Schnitzel Company

Schnitzel Company

Car dealers have them, banks and hotels, supermarkets and fast food chains have them: the employee of the month. Since Homer Simpson happily held his "Employee of the Month" certificate in his hand in the third series of "The Simpsons", awarded to him by Springfield Nuclear Power Plant for his heroic prevention of a major disaster, since then at the latest we know what corporate culture is.

A bunch of flowers and an unobtrusive photo by the entrance to the canteen is no longer enough. On internet sites affirmative statements and some kind of "personality strip" is demanded of the consumers of short-lived fame. Family status, hobbies, budget, nothing remains private. If one is unlucky there will also be executive prose. This could then sound like, ". Knowledge and many years of experience in the profession coupled with the impulse of our young generation to move forwards increases the quality and competitiveness of our company." Or something of the kind.

The Canadian artist, Ken Lum, was born in Canada in 1956 as the son of Chinese immigrants and lives in Vancouver. In his work he is concerned with the question of how people interact. Social conditions, the dynamics of ethnic groupings and the existential conditions of urban co-existence are the themes of a work which firstly involves itself with local conditions to then make generally valid social analyses.
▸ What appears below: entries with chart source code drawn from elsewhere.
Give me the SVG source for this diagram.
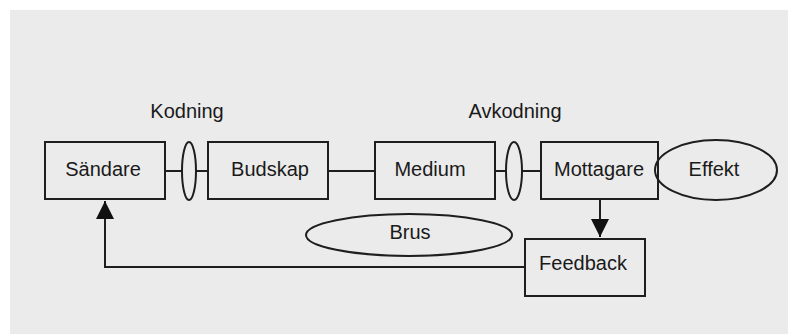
<svg xmlns="http://www.w3.org/2000/svg" width="788" height="334" viewBox="0 0 788 334">
  <defs>
    <style>
      .box { fill: none; stroke: #1e1e1e; stroke-width: 2; }
      .ell { fill: none; stroke: #1e1e1e; stroke-width: 2; }
      .ln { fill: none; stroke: #1e1e1e; stroke-width: 2; }
      .t { font-family: "Liberation Sans", Arial, sans-serif; font-size: 20px; fill: #1a1a1a; text-anchor: middle; }
    </style>
    <marker id="ah" markerWidth="22" markerHeight="18" refX="18" refY="9" orient="auto" markerUnits="userSpaceOnUse">
      <path d="M0,0 L18,9 L0,18 Z" fill="#111"/>
    </marker>
  </defs>
  <rect x="0" y="0" width="788" height="334" fill="#ffffff"/>
  <rect x="10" y="10" width="778" height="324" fill="#ebebeb"/>

  <g id="connectors">
    <line class="ln" x1="165" y1="171" x2="182" y2="171"/>
    <line class="ln" x1="196" y1="171" x2="208" y2="171"/>
    <line class="ln" x1="328" y1="171" x2="375" y2="171"/>
    <line class="ln" x1="495" y1="171" x2="506" y2="171"/>
    <line class="ln" x1="522" y1="171" x2="541" y2="171"/>
    <line class="ln" x1="600" y1="199" x2="600" y2="237" marker-end="url(#ah)"/>
    <polyline class="ln" points="525,267 105,267 105,201" marker-end="url(#ah)"/>
  </g>

  <g id="kodning">
    <ellipse class="ell" cx="189" cy="171" rx="7" ry="29"/>
    <text class="t" x="187" y="118">Kodning</text>
  </g>
  <g id="avkodning">
    <ellipse class="ell" cx="514" cy="171" rx="8" ry="29"/>
    <text class="t" x="515" y="118">Avkodning</text>
  </g>
  <g id="sandare">
    <rect class="box" x="45" y="142" width="120" height="57"/>
    <text class="t" x="103" y="176">Sändare</text>
  </g>
  <g id="budskap">
    <rect class="box" x="208" y="142" width="120" height="57"/>
    <text class="t" x="270" y="176">Budskap</text>
  </g>
  <g id="medium">
    <rect class="box" x="375" y="142" width="120" height="57"/>
    <text class="t" x="430" y="176">Medium</text>
  </g>
  <g id="mottagare">
    <rect class="box" x="541" y="142" width="117" height="57"/>
    <text class="t" x="599" y="176">Mottagare</text>
  </g>
  <g id="effekt">
    <ellipse class="ell" cx="716" cy="170" rx="61" ry="30"/>
    <text class="t" x="714" y="176">Effekt</text>
  </g>
  <g id="brus">
    <ellipse class="ell" cx="409" cy="235" rx="103" ry="21"/>
    <text class="t" x="410" y="239">Brus</text>
  </g>
  <g id="feedback">
    <rect class="box" x="525" y="239" width="120" height="57"/>
    <text class="t" x="583" y="270">Feedback</text>
  </g>
</svg>
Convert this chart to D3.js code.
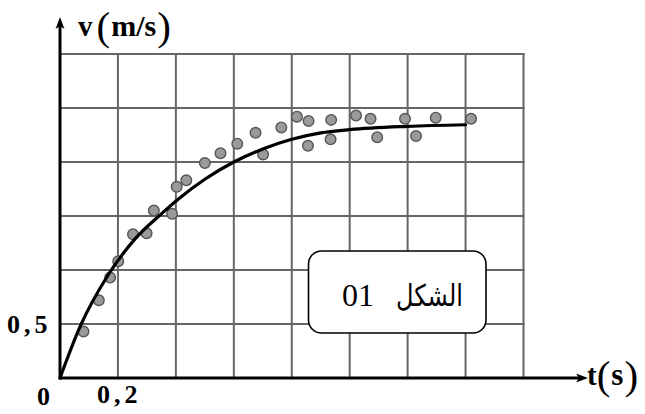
<!DOCTYPE html>
<html lang="ar">
<head>
    <meta charset="UTF-8">
    <title>v(t)</title>
    <script src="https://d3js.org/d3.v7.min.js"></script>
    <style>
        html,
        body {
            margin: 0;
            background: #fff;
            overflow: hidden;
        }
    </style>
</head>
<body>
    <svg id="svg"></svg>
    <script>
        // measured points (t in s, v in m/s)
        const dotT = [0.081, 0.134, 0.173, 0.201, 0.252, 0.299, 0.324, 0.387, 0.403, 0.436,
            0.500, 0.554, 0.612, 0.675, 0.701, 0.764, 0.818, 0.858, 0.856, 0.936,
            0.934, 1.022, 1.072, 1.095, 1.191, 1.229, 1.297, 1.419];
        const dotV = [0.43, 0.72, 0.93, 1.08, 1.33, 1.34, 1.55, 1.52, 1.77, 1.83,
            1.99, 2.08, 2.17, 2.27, 2.07, 2.32, 2.42, 2.38, 2.15, 2.39,
            2.21, 2.43, 2.40, 2.23, 2.40, 2.24, 2.41, 2.40];
        // fitted curve
        const curveT = [0, 0.07, 0.17, 0.26, 0.35, 0.41, 0.5, 0.6, 0.7, 0.8, 0.9, 1.0, 1.2, 1.4];
        const curveV = [0, 0.48, 0.97, 1.29, 1.52, 1.66, 1.84, 2.0, 2.12, 2.21, 2.27, 2.30, 2.33, 2.345];
        const xLabels = [{ t: 0.2, text: '0,2' }];
        const yLabels = [{ v: 0.5, text: '0,5' }];
        const boxWord = 'الشكل';
        const boxNum = '01';

        const width = 645, height = 414;
        const svg = d3.select('#svg').attr('width', width).attr('height', height);

        const x = d3.scaleLinear().domain([0, 1.6]).range([60, 523.5]);
        const y = d3.scaleLinear().domain([0, 3]).range([378, 54]);

        const grid = svg.append('g').attr('stroke', '#666').attr('stroke-width', 2);
        grid.selectAll('.vl').data(x.ticks(8).slice(1)).join('line')
            .attr('class', 'vl')
            .attr('x1', d => x(d)).attr('x2', d => x(d))
            .attr('y1', y(0)).attr('y2', y(3) - 1);
        grid.selectAll('.hl').data(y.ticks(6).slice(1)).join('line')
            .attr('class', 'hl')
            .attr('x1', x(0)).attr('x2', x(1.6) + 1)
            .attr('y1', d => y(d)).attr('y2', d => y(d));

        // axes with arrows
        const ax = svg.append('g');
        ax.append('line').attr('x1', x(0)).attr('y1', y(0)).attr('x2', 580).attr('y2', y(0))
            .attr('stroke', '#000').attr('stroke-width', 3);
        ax.append('path').attr('d', `M588,${y(0)} L576,${y(0) - 4.5} L579,${y(0)} L576,${y(0) + 4.5} Z`).attr('fill', '#000');
        ax.append('line').attr('x1', x(0)).attr('y1', y(0) + 1.5).attr('x2', x(0)).attr('y2', 26)
            .attr('stroke', '#000').attr('stroke-width', 3);
        ax.append('path').attr('d', `M${x(0)},17 L${x(0) - 4.5},29 L${x(0)},26 L${x(0) + 4.5},29 Z`).attr('fill', '#000');

        // data dots
        svg.append('g').selectAll('circle').data(dotT).join('circle')
            .attr('cx', d => x(d))
            .attr('cy', (d, i) => y(dotV[i]))
            .attr('r', 5.3)
            .attr('fill', '#9a9a9a')
            .attr('stroke', '#555')
            .attr('stroke-width', 1.4);

        // curve
        const line = d3.line().x(d => x(d)).y((d, i) => y(curveV[i])).curve(d3.curveMonotoneX);
        svg.append('path').attr('d', line(curveT))
            .attr('fill', 'none').attr('stroke', '#000').attr('stroke-width', 3.2)
            .attr('stroke-linecap', 'round');

        // box
        svg.append('rect').attr('x', 308.5).attr('y', 251).attr('width', 177.5).attr('height', 82)
            .attr('rx', 13).attr('fill', '#fff').attr('stroke', '#000').attr('stroke-width', 1.6);
        svg.append('text').attr('x', 342).attr('y', 306)
            .attr('font-family', '"Liberation Serif", serif')
            .attr('font-size', 32).text(boxNum);
        svg.append('text').attr('x', 463).attr('y', 306)
            .attr('text-anchor', 'end')
            .attr('font-family', '"DejaVu Sans", sans-serif')
            .attr('font-size', 30)
            .attr('textLength', 67).attr('lengthAdjust', 'spacingAndGlyphs')
            .text(boxWord);

        // labels
        const serif = '"Liberation Serif", "Times New Roman", serif';
        svg.selectAll('.xl').data(xLabels).join('text').attr('class', 'xl')
            .attr('x', d => x(d.t) - 21).attr('y', 403)
            .attr('font-family', serif).attr('font-weight', 'bold').attr('font-size', 26)
            .attr('letter-spacing', 4)
            .text(d => d.text);
        svg.selectAll('.yl').data(yLabels).join('text').attr('class', 'yl')
            .attr('x', 7).attr('y', d => y(d.v) + 9)
            .attr('font-family', serif).attr('font-weight', 'bold').attr('font-size', 26)
            .attr('letter-spacing', 4)
            .text(d => d.text);
        svg.append('text').attr('x', 37).attr('y', 405)
            .attr('font-family', serif).attr('font-weight', 'bold').attr('font-size', 26).text('0');

        const vl = svg.append('text').attr('x', 78).attr('y', 36).attr('font-family', serif);
        vl.append('tspan').attr('font-weight', 'bold').attr('font-size', 29).text('v');
        vl.append('tspan').attr('font-size', 41).attr('dx', 4).attr('dy', 4).text('(');
        vl.append('tspan').attr('font-weight', 'bold').attr('font-size', 30).attr('dx', 1).attr('dy', -4).text('m/s');
        vl.append('tspan').attr('font-size', 41).attr('dx', 1).attr('dy', 4).text(')');

        const tl = svg.append('text').attr('x', 587).attr('y', 385).attr('font-family', serif);
        tl.append('tspan').attr('font-weight', 'bold').attr('font-size', 29).text('t');
        tl.append('tspan').attr('font-size', 41).attr('dy', 4).text('(');
        tl.append('tspan').attr('font-weight', 'bold').attr('font-size', 31).attr('dx', 1).attr('dy', -4).text('s');
        tl.append('tspan').attr('font-size', 41).attr('dx', 1).attr('dy', 4).text(')');
    </script>
</body>
</html>
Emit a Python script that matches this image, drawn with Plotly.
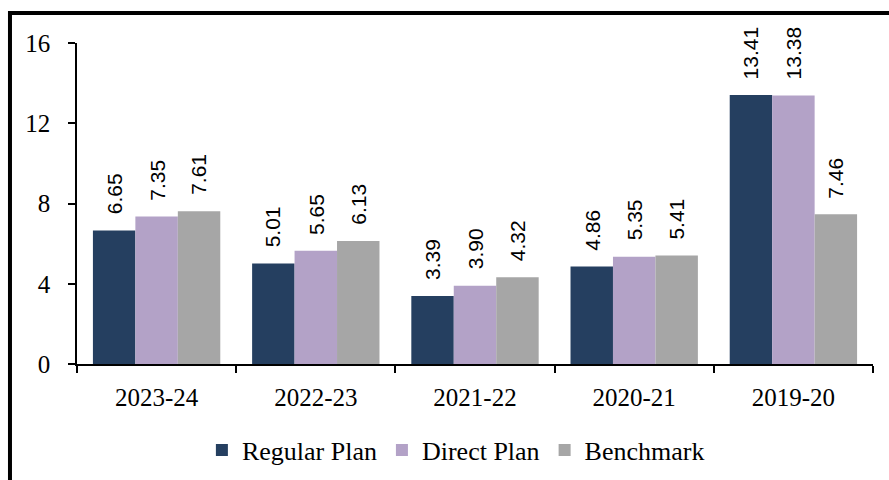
import plotly.graph_objects as go

categories = ["2023-24", "2022-23", "2021-22", "2020-21", "2019-20"]
regular_plan = [6.65, 5.01, 3.39, 4.86, 13.41]
direct_plan = [7.35, 5.65, 3.90, 5.35, 13.38]
benchmark = [7.61, 6.13, 4.32, 5.41, 7.46]
series_names = ["Regular Plan", "Direct Plan", "Benchmark"]
y_ticks = [0, 4, 8, 12, 16]

colors = ["#253F60", "#B3A2C7", "#A6A6A6"]
serif = "Liberation Serif, Times New Roman, serif"
sans = "Liberation Sans, Arial, sans-serif"

fig = go.Figure()
all_series = [regular_plan, direct_plan, benchmark]
for name, vals, col in zip(series_names, all_series, colors):
    fig.add_trace(go.Bar(x=categories, y=vals, name=name,
                         marker=dict(color=col, line=dict(width=0))))

bargap = 0.2
bw = (1 - bargap) / 3
annotations = []
for k, vals in enumerate(all_series):
    off = (k - 1) * bw
    for i, v in enumerate(vals):
        annotations.append(dict(
            x=i + off, y=v, xref="x", yref="y", text=f"{v:.2f}",
            showarrow=False, textangle=-90, xanchor="center", yanchor="bottom",
            yshift=14, font=dict(family=sans, size=21, color="#000000")))

fig.update_layout(
    width=889, height=480,
    margin=dict(l=77, r=16, t=43, b=116, autoexpand=False),
    paper_bgcolor="white", plot_bgcolor="white",
    barmode="group", bargap=bargap, bargroupgap=0,
    font=dict(family=serif, size=25, color="#000000"),
    showlegend=True,
    legend=dict(orientation="h", x=0.476, xanchor="center",
                yref="container", y=0.0625, yanchor="middle",
                font=dict(family=serif, size=26, color="#000000"),
                itemsizing="constant", traceorder="normal"),
    annotations=annotations,
    shapes=[dict(type="rect", xref="paper", yref="paper",
                 x0=-0.0842, x1=1.2, y0=-0.6, y1=1.0935,
                 line=dict(color="black", width=4), fillcolor="rgba(0,0,0,0)", layer="above")],
)
fig.update_xaxes(type="category", showline=True, linecolor="black", linewidth=2,
                 ticks="outside", tickson="boundaries", ticklen=7, tickwidth=1.5,
                 tickcolor="black", showgrid=False, ticklabelstandoff=10,
                 tickfont=dict(family=serif, size=25, color="#000000"))
fig.update_yaxes(range=[0, 16], tickvals=y_ticks, showline=True, linecolor="black",
                 linewidth=1.5, ticks="outside", ticklen=7, tickwidth=1.5, tickcolor="black",
                 showgrid=False, zeroline=False, ticklabelstandoff=13,
                 tickfont=dict(family=serif, size=25, color="#000000"))

fig.write_html("out.html", config={"displayModeBar": False},
               post_script="document.body.style.margin='0';")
For the poster project "Arbeitswelten" (Worlds of Work) for the Chamber of Labour, Lum goes to work on the feelgood factor of the employee of the month and the format acquires the dimension of a real satire. For the fictive "Schnitzel Company" he posts up the twelve happy winners for one year, all young and happy in nice yellow shirts and red peaked caps. He also has a slogan ready which is absolutely agency-compatible: "Great Schnitzel, Great Company".

The tableau for Vienna is a twelve-part picture series of people of a wide variety of origins, which is particularly recognisable by the imaginatively construed names alongside analogue photographs of cast models. Than Thuy Vu and Erika Chang seem to be authentic schnitzel sellers, one McJob is like another. In cheerful harmony one abides by corporate and marketing strategies. Employees are morally armed with sentences such as, "The competence and commitment of our staff are significant factors on the way to fulfilling our mission," and are encouraged and rewarded with, "What counts is you." The global economic structures of capitalism require personal commitment and mobility, and in exchange an internet handshake may go online in the Google information networks. Warhol's "famous for 15 minutes" no longer applies and it must unfortunately be said that whoever is once in the information flow does not come out again. In this way an earth month can become the hell of eternity.

Photos confronted with text play a decisive role in the work of Ken Lum. Through the juxtaposition of word and image he uses a system which combines the pictorial languages of commercial advertising and everyday aesthetics. "The public nature of the final work," said Ken Lum, "meant that my conception had to take into account the spatial literacy of the public. By this I mean the aggregate of signs and symbols that consume public space and therefore public attention. The work had to resolve the contradiction of acknowledging public familiarity with the structures, codes and messages of publicly sited discursive conveyances as well as provide for an articulation different from corporate culture. In other words, my had to register as art, familiar that it may be to the form of non-art."